▸ **Input records**
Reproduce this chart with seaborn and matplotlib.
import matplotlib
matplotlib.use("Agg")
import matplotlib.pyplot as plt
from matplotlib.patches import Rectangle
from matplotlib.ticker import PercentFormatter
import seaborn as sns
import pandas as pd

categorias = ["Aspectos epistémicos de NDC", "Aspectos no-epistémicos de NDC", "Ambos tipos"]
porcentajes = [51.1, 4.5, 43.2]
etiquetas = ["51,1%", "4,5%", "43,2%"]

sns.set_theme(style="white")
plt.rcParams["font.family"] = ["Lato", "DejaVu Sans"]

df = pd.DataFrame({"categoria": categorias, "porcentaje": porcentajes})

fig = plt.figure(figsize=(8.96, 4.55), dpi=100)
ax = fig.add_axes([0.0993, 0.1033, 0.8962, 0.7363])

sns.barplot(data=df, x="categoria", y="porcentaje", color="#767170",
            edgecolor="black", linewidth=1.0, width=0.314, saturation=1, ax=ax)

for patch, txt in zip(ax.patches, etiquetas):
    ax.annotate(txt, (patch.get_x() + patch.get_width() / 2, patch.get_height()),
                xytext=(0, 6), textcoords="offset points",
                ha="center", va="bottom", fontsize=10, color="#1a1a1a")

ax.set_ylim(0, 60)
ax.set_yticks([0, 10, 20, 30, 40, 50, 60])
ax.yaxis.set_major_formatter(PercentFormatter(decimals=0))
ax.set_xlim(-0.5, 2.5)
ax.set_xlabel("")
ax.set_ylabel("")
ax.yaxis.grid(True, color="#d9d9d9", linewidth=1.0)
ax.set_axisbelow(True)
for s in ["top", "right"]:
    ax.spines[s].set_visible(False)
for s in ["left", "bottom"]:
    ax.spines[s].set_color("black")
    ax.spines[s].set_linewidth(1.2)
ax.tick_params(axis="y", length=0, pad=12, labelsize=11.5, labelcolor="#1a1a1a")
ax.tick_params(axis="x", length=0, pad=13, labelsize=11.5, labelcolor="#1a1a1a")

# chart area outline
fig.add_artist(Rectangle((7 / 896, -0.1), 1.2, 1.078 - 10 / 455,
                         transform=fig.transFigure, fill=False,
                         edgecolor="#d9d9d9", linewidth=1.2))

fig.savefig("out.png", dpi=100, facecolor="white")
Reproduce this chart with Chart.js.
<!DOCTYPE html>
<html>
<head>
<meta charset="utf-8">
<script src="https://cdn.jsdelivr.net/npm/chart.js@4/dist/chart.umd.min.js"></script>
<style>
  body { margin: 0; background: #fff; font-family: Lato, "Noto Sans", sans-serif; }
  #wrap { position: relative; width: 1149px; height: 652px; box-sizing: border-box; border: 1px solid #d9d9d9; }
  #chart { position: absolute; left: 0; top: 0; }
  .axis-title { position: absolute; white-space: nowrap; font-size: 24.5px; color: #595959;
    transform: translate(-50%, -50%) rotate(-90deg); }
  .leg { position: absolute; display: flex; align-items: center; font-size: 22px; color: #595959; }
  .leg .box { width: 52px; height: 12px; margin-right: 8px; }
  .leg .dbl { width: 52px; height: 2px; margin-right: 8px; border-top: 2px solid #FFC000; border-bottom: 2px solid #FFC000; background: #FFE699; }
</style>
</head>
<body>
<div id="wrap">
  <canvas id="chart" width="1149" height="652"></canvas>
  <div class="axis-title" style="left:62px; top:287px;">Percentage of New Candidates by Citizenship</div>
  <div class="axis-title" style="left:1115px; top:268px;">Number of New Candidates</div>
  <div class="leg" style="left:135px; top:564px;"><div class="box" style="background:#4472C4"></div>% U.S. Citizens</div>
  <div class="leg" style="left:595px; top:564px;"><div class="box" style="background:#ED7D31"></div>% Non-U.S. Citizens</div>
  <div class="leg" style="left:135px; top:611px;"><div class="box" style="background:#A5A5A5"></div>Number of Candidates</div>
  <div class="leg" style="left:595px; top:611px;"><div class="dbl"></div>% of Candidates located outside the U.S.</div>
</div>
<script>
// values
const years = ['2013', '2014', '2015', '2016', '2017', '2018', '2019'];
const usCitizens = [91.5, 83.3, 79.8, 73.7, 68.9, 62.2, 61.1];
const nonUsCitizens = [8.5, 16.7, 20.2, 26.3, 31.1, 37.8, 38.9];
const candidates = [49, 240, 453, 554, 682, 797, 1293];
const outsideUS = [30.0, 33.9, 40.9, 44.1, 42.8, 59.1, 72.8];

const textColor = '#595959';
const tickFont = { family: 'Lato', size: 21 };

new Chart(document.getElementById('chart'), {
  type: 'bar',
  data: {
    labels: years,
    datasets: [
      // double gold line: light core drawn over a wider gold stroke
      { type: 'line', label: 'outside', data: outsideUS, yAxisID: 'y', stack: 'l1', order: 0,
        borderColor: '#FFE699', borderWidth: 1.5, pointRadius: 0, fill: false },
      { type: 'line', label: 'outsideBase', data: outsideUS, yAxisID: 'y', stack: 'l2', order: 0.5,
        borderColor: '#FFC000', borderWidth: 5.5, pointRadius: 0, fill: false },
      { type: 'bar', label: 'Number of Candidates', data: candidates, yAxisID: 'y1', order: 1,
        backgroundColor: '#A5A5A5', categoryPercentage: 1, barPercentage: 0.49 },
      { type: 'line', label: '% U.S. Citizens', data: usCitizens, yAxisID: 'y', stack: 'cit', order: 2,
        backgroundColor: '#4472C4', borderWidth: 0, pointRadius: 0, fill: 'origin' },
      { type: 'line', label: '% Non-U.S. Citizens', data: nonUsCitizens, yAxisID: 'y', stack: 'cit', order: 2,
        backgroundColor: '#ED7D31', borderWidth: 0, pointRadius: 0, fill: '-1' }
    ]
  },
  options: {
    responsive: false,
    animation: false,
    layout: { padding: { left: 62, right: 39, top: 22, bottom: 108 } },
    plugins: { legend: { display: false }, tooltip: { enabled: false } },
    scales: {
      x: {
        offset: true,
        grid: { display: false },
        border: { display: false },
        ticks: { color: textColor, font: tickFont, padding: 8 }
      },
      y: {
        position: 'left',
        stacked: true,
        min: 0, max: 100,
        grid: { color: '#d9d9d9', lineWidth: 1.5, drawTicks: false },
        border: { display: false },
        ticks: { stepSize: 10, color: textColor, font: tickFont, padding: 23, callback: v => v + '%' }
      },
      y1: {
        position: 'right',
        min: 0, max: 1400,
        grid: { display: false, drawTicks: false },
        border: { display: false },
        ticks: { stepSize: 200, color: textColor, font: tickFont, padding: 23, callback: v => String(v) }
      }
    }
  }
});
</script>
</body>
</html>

--

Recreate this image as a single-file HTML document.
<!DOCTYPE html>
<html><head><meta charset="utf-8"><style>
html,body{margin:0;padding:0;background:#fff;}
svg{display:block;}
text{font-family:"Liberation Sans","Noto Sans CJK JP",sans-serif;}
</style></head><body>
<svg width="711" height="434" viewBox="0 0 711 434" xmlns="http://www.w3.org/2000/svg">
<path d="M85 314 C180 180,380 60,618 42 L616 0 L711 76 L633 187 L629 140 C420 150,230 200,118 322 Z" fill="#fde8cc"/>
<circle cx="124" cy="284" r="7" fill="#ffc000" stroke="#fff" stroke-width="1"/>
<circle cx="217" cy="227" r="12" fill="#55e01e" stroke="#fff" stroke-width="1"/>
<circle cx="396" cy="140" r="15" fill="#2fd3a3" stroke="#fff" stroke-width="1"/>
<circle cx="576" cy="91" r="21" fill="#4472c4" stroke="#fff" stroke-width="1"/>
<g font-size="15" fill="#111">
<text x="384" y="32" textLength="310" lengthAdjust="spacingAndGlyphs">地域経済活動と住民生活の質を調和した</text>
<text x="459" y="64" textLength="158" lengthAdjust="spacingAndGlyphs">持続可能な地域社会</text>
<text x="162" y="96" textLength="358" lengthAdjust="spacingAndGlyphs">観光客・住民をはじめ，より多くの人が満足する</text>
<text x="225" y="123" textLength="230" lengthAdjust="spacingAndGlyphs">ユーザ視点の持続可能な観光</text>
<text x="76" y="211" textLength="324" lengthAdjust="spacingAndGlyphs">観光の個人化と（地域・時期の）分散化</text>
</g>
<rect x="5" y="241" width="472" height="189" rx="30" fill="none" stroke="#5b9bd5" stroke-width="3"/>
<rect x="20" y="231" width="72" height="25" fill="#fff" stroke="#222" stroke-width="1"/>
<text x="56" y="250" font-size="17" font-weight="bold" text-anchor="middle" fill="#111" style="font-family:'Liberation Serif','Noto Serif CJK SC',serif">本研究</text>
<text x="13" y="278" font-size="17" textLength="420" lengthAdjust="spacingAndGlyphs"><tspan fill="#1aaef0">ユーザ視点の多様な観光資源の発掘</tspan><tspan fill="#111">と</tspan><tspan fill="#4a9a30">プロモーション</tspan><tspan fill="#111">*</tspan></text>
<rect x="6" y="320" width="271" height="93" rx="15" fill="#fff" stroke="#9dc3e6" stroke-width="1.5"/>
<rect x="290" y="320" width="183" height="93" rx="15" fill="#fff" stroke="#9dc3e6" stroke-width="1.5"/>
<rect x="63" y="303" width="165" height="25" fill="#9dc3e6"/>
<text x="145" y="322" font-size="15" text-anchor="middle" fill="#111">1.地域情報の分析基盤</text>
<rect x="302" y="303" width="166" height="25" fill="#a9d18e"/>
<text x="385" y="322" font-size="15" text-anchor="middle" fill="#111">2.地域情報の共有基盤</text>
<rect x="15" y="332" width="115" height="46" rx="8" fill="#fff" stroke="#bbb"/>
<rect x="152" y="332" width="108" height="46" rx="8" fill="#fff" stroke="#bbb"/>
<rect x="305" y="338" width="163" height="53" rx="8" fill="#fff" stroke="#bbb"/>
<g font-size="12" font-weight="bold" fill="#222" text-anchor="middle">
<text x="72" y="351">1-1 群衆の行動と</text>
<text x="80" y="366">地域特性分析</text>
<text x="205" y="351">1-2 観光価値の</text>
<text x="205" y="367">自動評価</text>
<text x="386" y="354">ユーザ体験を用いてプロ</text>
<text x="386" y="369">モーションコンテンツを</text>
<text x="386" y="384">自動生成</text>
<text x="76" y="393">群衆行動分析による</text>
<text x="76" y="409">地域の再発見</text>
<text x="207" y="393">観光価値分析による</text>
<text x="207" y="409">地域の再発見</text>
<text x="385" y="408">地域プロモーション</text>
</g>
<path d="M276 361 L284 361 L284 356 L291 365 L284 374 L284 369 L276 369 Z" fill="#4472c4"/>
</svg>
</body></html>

==

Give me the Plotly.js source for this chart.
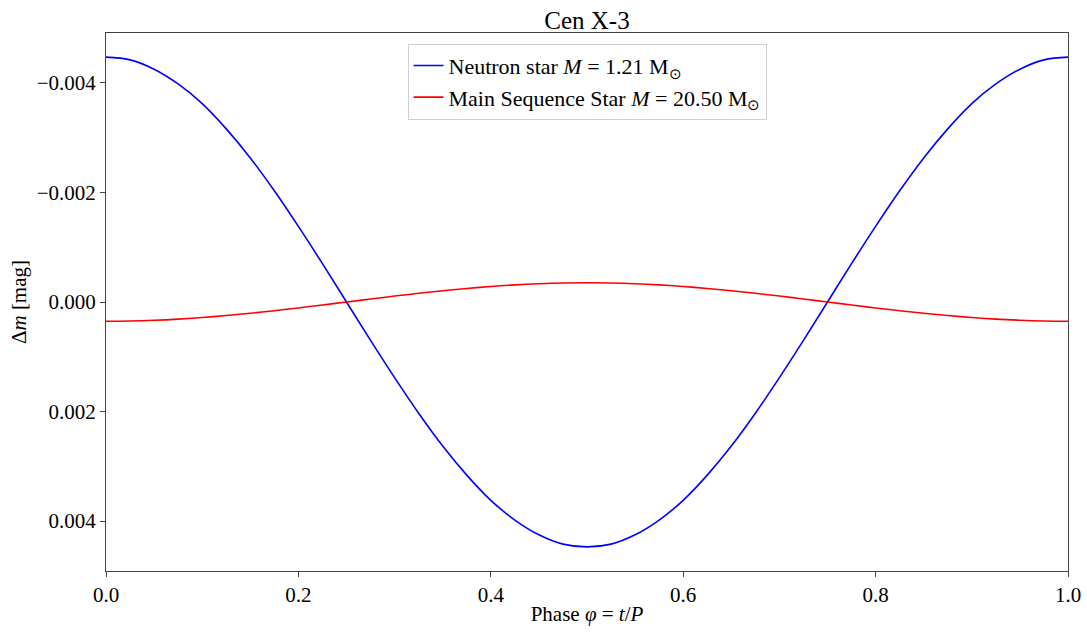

▸ **What to produce**
Output a single number: how many lines contain the word "chart".

▸ **Written solution**
8